My Grandmother's Home
An old-fashioned housing arrangement allowed one grandmother to age in place
By: Marlene Druker
This is an excerpt from “Missing Middle and My Grandmother,” which was originally published on StrongTowns.org. Read the full story here.
I grew up on a street of mostly single family houses, with a few side-by-side duplexes. There is all sorts of housing in my old neighborhood. My mother's parents lived about half a mile away from us, down the street from the high school where my father taught. There might be a word for the form their house took, but I don't know it. It was a two-story structure with a basement. There was a firewall in the middle and my grandparents owned half. Their half had two stacked units, each with three bedrooms and two bathrooms. The front porch on their side had two doors, one that opened to a staircase that went to the upper unit. My grandparents had the lower unit and rented out the upper. The basement had a garage, a heated storage area connected to my grandparents’ house by a staircase, and a very small (today might be called "tiny") one bedroom, one bathroom basement apartment.

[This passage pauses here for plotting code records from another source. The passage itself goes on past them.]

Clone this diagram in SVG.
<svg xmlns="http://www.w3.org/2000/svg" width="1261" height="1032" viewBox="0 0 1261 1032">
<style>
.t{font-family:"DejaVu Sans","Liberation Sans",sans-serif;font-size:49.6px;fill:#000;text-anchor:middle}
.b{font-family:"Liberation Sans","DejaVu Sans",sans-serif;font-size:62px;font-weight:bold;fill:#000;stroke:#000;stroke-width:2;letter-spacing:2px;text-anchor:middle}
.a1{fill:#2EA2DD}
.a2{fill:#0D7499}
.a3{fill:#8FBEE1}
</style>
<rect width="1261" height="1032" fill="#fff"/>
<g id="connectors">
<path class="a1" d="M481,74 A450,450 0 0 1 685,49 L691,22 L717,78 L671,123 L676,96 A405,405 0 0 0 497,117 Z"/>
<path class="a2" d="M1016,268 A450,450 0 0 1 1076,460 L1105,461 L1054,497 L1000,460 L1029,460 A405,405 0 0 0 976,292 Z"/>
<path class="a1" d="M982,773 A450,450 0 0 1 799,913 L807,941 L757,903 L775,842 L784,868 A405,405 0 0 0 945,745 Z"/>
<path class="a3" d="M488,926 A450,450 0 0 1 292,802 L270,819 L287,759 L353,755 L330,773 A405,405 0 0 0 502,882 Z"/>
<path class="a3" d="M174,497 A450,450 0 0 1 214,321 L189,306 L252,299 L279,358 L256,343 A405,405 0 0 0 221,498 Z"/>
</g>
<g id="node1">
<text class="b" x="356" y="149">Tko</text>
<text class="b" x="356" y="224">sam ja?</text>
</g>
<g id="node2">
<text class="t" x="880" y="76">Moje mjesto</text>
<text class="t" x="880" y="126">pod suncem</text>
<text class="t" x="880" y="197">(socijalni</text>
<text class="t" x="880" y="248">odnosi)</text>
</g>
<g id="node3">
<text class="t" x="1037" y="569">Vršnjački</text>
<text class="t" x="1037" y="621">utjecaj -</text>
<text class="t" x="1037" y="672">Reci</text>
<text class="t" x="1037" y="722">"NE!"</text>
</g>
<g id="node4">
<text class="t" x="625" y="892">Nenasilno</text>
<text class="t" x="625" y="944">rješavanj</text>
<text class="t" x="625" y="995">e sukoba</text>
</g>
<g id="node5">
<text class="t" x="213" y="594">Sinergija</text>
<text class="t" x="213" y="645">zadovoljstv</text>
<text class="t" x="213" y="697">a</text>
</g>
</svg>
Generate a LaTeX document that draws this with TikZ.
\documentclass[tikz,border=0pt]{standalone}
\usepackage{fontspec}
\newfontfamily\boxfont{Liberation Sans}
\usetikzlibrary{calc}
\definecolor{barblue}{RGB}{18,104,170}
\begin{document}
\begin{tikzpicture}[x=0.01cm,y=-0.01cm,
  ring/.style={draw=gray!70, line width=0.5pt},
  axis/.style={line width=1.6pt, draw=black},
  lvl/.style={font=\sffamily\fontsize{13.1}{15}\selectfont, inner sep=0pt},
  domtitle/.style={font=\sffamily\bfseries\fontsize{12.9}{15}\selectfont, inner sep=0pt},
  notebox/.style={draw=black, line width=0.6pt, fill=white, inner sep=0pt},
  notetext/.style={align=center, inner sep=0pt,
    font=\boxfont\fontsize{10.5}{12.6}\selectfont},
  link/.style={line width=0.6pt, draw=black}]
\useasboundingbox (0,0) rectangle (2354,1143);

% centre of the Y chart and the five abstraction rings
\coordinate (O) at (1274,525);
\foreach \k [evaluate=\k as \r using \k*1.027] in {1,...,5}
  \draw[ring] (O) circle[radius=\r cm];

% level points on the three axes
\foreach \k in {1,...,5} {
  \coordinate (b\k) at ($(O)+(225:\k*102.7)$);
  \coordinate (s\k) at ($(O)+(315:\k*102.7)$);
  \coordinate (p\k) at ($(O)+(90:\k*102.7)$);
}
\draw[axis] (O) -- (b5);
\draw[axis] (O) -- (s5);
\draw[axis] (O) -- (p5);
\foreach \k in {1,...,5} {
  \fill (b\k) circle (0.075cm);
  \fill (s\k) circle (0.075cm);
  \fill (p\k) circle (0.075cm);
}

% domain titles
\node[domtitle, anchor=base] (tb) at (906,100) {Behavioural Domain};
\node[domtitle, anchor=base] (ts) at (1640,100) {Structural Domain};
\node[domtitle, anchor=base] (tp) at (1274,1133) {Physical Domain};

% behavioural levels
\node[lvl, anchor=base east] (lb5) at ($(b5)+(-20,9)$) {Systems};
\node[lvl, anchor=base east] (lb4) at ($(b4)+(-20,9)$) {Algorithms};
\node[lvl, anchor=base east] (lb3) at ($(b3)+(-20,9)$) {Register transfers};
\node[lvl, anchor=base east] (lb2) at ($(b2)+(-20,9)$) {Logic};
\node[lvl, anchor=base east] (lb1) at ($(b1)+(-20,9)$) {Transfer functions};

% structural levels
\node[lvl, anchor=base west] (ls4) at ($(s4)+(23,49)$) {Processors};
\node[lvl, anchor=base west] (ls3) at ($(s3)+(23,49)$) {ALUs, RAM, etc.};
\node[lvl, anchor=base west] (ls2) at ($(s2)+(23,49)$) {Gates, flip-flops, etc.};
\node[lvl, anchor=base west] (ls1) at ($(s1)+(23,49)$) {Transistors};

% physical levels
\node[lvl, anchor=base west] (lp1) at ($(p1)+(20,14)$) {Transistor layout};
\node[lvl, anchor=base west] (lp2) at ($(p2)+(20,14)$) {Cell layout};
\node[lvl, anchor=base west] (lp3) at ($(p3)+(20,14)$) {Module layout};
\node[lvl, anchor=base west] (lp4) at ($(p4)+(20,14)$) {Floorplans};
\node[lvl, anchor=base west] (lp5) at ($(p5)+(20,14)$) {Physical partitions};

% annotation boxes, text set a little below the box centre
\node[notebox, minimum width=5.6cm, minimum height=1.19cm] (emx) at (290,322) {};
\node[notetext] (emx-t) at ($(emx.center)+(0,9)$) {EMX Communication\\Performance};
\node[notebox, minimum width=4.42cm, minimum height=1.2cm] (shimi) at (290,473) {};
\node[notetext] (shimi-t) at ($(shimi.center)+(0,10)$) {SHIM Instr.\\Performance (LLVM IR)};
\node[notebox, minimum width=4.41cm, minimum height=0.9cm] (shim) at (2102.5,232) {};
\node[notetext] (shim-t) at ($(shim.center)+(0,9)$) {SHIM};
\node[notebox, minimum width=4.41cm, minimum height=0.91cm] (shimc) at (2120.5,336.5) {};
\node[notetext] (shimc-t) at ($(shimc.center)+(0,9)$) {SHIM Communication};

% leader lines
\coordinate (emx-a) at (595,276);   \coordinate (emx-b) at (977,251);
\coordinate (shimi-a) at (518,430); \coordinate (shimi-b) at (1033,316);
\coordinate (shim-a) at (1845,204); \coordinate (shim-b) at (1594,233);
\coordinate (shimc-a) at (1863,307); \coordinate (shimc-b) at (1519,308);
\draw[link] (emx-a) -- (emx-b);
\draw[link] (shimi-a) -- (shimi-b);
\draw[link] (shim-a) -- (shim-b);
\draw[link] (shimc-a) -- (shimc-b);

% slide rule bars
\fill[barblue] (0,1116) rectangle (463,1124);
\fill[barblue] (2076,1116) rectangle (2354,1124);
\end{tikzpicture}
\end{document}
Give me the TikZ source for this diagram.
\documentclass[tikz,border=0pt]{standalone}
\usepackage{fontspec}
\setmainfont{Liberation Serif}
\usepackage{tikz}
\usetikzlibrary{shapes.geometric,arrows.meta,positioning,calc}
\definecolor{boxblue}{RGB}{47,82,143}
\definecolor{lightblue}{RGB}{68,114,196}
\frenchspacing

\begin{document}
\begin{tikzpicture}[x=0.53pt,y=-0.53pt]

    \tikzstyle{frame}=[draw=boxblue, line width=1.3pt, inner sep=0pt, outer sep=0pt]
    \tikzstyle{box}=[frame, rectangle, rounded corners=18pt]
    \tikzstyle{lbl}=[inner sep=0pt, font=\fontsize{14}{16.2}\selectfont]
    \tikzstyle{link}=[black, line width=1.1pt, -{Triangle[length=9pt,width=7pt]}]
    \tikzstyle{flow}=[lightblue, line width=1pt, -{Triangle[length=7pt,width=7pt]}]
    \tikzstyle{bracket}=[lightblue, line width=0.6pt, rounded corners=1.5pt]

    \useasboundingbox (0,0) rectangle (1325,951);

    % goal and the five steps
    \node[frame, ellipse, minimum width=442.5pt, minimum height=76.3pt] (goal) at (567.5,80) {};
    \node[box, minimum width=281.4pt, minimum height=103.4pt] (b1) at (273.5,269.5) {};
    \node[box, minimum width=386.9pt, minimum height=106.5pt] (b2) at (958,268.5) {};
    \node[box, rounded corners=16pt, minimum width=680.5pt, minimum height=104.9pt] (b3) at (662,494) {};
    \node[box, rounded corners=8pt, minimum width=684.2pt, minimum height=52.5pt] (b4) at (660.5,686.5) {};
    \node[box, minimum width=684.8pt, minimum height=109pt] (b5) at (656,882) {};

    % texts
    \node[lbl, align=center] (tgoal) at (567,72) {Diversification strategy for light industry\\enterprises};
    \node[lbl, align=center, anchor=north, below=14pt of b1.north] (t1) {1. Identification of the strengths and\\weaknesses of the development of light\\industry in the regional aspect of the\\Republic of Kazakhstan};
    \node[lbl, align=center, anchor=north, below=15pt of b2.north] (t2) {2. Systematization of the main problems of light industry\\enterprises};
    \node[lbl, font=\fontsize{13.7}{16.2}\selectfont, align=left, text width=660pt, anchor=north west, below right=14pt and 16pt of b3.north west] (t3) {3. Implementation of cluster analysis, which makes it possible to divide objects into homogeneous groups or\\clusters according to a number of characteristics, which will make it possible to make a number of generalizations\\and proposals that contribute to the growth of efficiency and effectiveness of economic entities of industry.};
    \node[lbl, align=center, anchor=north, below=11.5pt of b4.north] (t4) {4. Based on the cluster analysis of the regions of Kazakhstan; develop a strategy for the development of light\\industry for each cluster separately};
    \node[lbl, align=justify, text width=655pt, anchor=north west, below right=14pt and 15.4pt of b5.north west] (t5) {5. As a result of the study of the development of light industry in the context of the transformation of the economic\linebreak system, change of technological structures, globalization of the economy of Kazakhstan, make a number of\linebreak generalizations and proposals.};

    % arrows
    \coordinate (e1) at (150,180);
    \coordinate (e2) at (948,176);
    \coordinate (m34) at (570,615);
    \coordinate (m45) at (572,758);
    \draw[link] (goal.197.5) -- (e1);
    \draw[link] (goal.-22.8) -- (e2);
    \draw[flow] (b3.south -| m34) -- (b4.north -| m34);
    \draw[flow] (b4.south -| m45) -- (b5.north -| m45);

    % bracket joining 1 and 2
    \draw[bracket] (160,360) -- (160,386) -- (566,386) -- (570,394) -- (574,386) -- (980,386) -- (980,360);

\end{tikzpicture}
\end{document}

Most of the time, the upper unit had a family in it and the basement a single person. My grandfather passed away in his sixties and my grandmother was a widow for the last third of her life. I couldn't tell you when Connie moved into the basement apartment. My grandmother liked her and even though we lived close by, my grandmother would ask Connie to help her with small tasks that she could not do on her own. My grandmother remained mentally sharp until almost the end of her life, but her physical decline was steady. At a certain point, my grandmother approached Connie and said, "You know, you help me so much... It doesn't make sense that you are paying me rent. I have so much extra space, including a bedroom that I don't use at all, why don't you come live with me?" At first, Connie lived rent free and helped my grandmother a little, but over time my grandmother needed even more help and Connie became my grandmother's full-time paid caretaker, a role she had until the end of my grandmother's life.
The advantages, beyond financial, that this sort of housing provides are life changing. I am a bit embarrassed to admit that I never learnt my grandmother's recipes, but Connie did. Towards the very end of her life, my grandmother suffered some confusion, but Connie had known her well for so long that she still understood her. How would my grandmother have met Connie and known she would be the right person to move in with her, if not for the basement apartment?